Someone in that position will not want what the ‘we’ of AA have: one cannot want something sincerely if one is convinced it does not exist.
It’s one thing believing that religious believers are wrong about their conceptions but believing there is ‘something’ there, that human will is real and not merely an automated process reducible to sub-atomic forces, that when I appreciate a sunset something really is happening beyond photons and neurotransmitters, that my observation of the truth of the proposition really is a spark of rational insight not a product of an unknowing machine programmed to parse syllogisms. To such a person, explaining the God side of the programme presents no difficulties whatsoever and is a pleasure.
It is quite another thing believing that religious believers, all of them, are quite deluded, that we are living in a cold hard universe of atoms and no more. Someone asked me the other day how one might carry the message to such a person. I do not think one can. One can throw only if someone is catching. I used to stand with my arms folded in a certainty that there was nothing beyond the material and so no God, no gods, no higher power, no forces, only an endless sequence of contingent events in a closed system going back to the big bang, and the programme contained no real substance, only a set of tricks to induce the sensation or apprehension of happiness, satisfaction, achievement, closeness to others, which, themselves, were mere functions of white matter secretions and electrical charges.
What’s the way out?
In my case, increasing realisation of the horror of my position plus repeated and increasingly unmistakable, active intervention by God.

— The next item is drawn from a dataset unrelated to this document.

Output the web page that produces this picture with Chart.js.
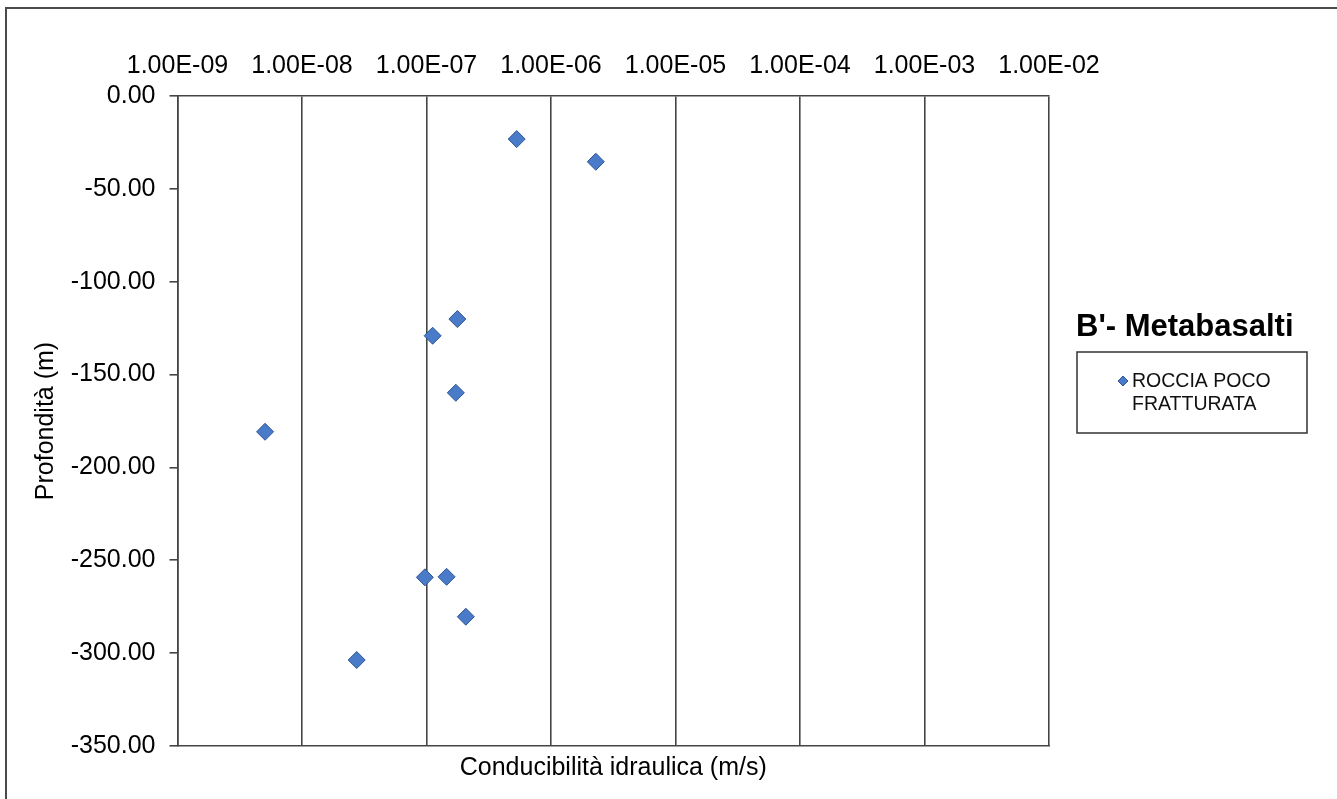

There is one fly in the ointment with the latterly described position of faith, as it were, in the purely material universe:
I found it, at times, profoundly depressing. If there were no other reality, whence my point of comparison to find this world depressing? Certainly the material world does not teach the existence of an overarching benevolent reality. Chemistry and evolutionary theory do not teach it. History does not teach it. Economics does not teach it. Why the sense of smallness and loss? My mind and consciousness I felt to be larger than this entire cuckoo-clock of a mechanical universe. It is precisely because the consciousness of a single person has more real substance and value than the nuts and bolts of the material universe that the material universe will be felt to be intolerably constraining. If you have a friend and then compare that friend to an infinite number of senseless atoms, which is more valuable? The friend. If I was disturbed at the lack of apparent meaning, the sense of meaning must come from somewhere. Such a sense is not not evolutionarily beneficial and not even convenient to have: it actually gets in the way and can render the person hopeless ineffective. Such a sense is also ineradicable by experience apparently pointing to a meaningless universe. It is funny how few people really surrender to the evidence they cite: one can never quite make the final step to accepting meaninglessness in an utter, final sense. Unhappiness at it indicates non-acceptance of it. It was this sense that there was or ought to be a meaning and the insistent urge to discover that meaning that gave me the clue that the entire system of reality I had grown up with and been relentlessly taught was fundamentally wrong: all its elements were in a sense true but lacked a context. There was a play going on on the stage alright, but the play was not reality: the true reality comprised the actors, the theatre, the director, and the world in which the theatre existed.